Ich höre auf, sonst komme ich ins Schwärmen. Ich möchte da doch lieber dem sachkundigeren Stephan Mösch das Wort geben. Nach seiner Laudatio werden wir von Anna Prohaska, Jörg Widmann und Axel Bauni das Trio für Sopran, Klarinette in A und Klavier ni una sombra aus dem Jahre 2006 hören. Ni una sombra – das ist schon die Welt von Grillparzers und Aribert Reimanns Medea, die am Ende dem vernichteten Jason entgegenruft: „Was ist der Erde Glück – Ein Schatten! / Was ist der Erde Ruhm? Ein Traum! / Du Armer!

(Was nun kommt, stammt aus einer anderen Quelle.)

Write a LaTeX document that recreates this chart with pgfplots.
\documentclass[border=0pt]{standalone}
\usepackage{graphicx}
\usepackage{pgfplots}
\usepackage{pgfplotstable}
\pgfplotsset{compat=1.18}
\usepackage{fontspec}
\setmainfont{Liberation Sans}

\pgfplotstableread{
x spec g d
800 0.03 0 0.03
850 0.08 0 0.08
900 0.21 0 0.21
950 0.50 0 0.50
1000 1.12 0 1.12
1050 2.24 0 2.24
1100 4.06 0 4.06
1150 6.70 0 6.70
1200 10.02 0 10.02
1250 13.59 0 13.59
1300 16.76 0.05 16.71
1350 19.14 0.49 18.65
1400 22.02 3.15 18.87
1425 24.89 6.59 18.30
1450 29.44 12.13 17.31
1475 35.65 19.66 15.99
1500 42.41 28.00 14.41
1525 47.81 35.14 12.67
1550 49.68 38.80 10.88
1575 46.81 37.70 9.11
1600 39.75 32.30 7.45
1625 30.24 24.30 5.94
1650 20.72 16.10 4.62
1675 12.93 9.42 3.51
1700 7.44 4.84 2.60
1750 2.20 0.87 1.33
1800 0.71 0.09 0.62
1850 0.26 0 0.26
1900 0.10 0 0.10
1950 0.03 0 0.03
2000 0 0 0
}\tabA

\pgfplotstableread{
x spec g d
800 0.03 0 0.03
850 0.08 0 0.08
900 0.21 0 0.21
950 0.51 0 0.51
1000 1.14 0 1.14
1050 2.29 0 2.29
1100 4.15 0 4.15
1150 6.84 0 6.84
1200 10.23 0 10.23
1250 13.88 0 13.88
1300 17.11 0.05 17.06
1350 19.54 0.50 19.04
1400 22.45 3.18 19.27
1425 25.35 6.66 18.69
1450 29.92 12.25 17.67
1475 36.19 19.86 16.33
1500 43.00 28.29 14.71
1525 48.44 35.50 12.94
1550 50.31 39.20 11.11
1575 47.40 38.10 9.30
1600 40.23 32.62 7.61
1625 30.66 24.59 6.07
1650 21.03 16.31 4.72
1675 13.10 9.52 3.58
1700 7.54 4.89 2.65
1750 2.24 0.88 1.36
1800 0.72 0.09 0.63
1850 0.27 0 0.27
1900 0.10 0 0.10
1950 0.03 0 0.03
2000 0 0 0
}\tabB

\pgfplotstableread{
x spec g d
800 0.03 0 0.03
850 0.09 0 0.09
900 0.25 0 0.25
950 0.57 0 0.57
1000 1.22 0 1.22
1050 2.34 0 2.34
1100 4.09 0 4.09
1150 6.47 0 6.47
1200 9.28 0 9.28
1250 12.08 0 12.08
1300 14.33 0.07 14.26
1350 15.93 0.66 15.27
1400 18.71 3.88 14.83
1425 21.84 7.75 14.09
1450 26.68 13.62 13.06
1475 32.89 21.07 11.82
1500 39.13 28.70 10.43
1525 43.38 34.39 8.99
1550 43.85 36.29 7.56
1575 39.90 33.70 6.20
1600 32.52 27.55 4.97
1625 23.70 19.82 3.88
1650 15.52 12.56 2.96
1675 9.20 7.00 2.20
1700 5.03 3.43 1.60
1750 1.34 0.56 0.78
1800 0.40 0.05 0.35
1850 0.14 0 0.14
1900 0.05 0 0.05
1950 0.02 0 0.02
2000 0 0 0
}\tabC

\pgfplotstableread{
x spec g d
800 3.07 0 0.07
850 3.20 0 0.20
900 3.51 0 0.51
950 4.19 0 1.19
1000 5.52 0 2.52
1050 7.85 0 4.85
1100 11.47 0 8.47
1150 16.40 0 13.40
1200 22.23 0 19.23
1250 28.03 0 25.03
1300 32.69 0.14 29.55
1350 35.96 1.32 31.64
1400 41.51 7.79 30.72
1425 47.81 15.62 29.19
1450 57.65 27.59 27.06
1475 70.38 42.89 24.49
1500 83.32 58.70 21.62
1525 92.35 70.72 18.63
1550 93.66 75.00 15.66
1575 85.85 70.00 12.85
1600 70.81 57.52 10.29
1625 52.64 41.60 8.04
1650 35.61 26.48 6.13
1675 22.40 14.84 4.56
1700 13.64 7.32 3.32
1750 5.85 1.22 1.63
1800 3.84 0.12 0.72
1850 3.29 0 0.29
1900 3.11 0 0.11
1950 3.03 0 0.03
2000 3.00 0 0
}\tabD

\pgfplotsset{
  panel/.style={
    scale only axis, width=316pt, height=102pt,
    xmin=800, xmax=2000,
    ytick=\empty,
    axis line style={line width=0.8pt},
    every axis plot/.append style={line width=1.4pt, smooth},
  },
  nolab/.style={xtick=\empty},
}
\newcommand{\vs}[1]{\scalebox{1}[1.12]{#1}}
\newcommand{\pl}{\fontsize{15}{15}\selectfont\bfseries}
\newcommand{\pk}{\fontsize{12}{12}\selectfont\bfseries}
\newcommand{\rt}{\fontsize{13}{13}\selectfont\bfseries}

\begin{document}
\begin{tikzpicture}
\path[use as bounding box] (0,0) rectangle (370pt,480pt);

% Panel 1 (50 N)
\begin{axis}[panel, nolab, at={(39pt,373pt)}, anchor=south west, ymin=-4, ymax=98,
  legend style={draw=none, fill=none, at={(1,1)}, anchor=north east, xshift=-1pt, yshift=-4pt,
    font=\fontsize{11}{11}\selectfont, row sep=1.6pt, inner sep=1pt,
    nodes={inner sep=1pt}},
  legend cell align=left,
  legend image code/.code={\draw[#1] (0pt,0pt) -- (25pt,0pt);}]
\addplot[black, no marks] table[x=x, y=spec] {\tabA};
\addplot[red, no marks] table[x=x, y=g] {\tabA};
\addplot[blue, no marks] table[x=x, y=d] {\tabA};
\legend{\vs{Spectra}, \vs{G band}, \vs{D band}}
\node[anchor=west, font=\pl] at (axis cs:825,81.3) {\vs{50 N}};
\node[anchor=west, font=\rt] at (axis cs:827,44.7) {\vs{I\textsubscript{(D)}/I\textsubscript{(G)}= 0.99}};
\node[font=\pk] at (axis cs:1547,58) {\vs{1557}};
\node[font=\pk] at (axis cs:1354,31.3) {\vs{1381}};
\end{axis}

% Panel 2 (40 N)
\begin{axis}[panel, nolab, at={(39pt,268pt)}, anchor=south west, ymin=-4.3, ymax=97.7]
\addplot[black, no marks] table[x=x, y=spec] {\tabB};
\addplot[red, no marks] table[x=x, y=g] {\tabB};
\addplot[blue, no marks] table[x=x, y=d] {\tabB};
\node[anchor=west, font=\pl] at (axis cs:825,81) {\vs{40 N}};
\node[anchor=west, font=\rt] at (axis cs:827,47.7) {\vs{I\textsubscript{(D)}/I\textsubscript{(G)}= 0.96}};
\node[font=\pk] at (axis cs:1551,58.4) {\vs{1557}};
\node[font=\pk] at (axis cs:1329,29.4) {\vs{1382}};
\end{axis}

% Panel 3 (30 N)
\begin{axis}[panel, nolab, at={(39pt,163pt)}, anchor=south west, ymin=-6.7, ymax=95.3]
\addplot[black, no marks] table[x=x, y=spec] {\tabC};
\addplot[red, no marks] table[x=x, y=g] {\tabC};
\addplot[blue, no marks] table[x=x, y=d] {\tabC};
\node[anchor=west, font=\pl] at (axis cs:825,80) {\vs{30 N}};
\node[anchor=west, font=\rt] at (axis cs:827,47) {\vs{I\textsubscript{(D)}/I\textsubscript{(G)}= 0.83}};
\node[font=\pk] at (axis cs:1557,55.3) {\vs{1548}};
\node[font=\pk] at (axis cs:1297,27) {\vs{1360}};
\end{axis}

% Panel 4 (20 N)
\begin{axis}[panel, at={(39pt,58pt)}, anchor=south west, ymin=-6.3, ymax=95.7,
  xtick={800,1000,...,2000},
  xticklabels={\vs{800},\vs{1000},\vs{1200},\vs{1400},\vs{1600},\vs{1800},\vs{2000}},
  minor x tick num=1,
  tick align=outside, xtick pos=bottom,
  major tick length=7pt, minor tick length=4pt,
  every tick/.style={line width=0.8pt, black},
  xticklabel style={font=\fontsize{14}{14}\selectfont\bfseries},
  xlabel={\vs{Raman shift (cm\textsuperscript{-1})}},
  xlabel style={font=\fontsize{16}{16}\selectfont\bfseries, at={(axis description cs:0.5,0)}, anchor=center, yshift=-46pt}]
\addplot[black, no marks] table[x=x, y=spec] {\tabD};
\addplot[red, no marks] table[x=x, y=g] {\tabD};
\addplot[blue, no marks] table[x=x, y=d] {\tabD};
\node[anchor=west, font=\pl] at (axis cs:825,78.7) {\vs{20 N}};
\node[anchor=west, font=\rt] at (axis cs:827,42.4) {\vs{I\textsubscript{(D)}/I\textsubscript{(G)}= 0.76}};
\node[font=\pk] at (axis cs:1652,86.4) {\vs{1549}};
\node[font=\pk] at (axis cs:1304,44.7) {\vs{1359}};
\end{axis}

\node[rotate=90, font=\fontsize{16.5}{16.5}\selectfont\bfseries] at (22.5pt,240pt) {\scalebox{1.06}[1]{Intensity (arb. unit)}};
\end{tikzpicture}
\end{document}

Der von Schatten du geträumt! / Der Traum ist aus, allein die Nacht noch nicht.“ Das ist die desillusionierende, die Hybris der Macht, das Besessensein von Besitz und Glanz ad absurdum führende Schlussweisheit der Medea.

Dass einer der hervorragendsten Komponisten unserer Zeit: Jörg Widmann in Reimanns Trio selber die Klarinette spielt, ist die wohl schönste Hommage an den großen Komponisten Aribert Reimann, den wir heute feiern und beglückwünschen.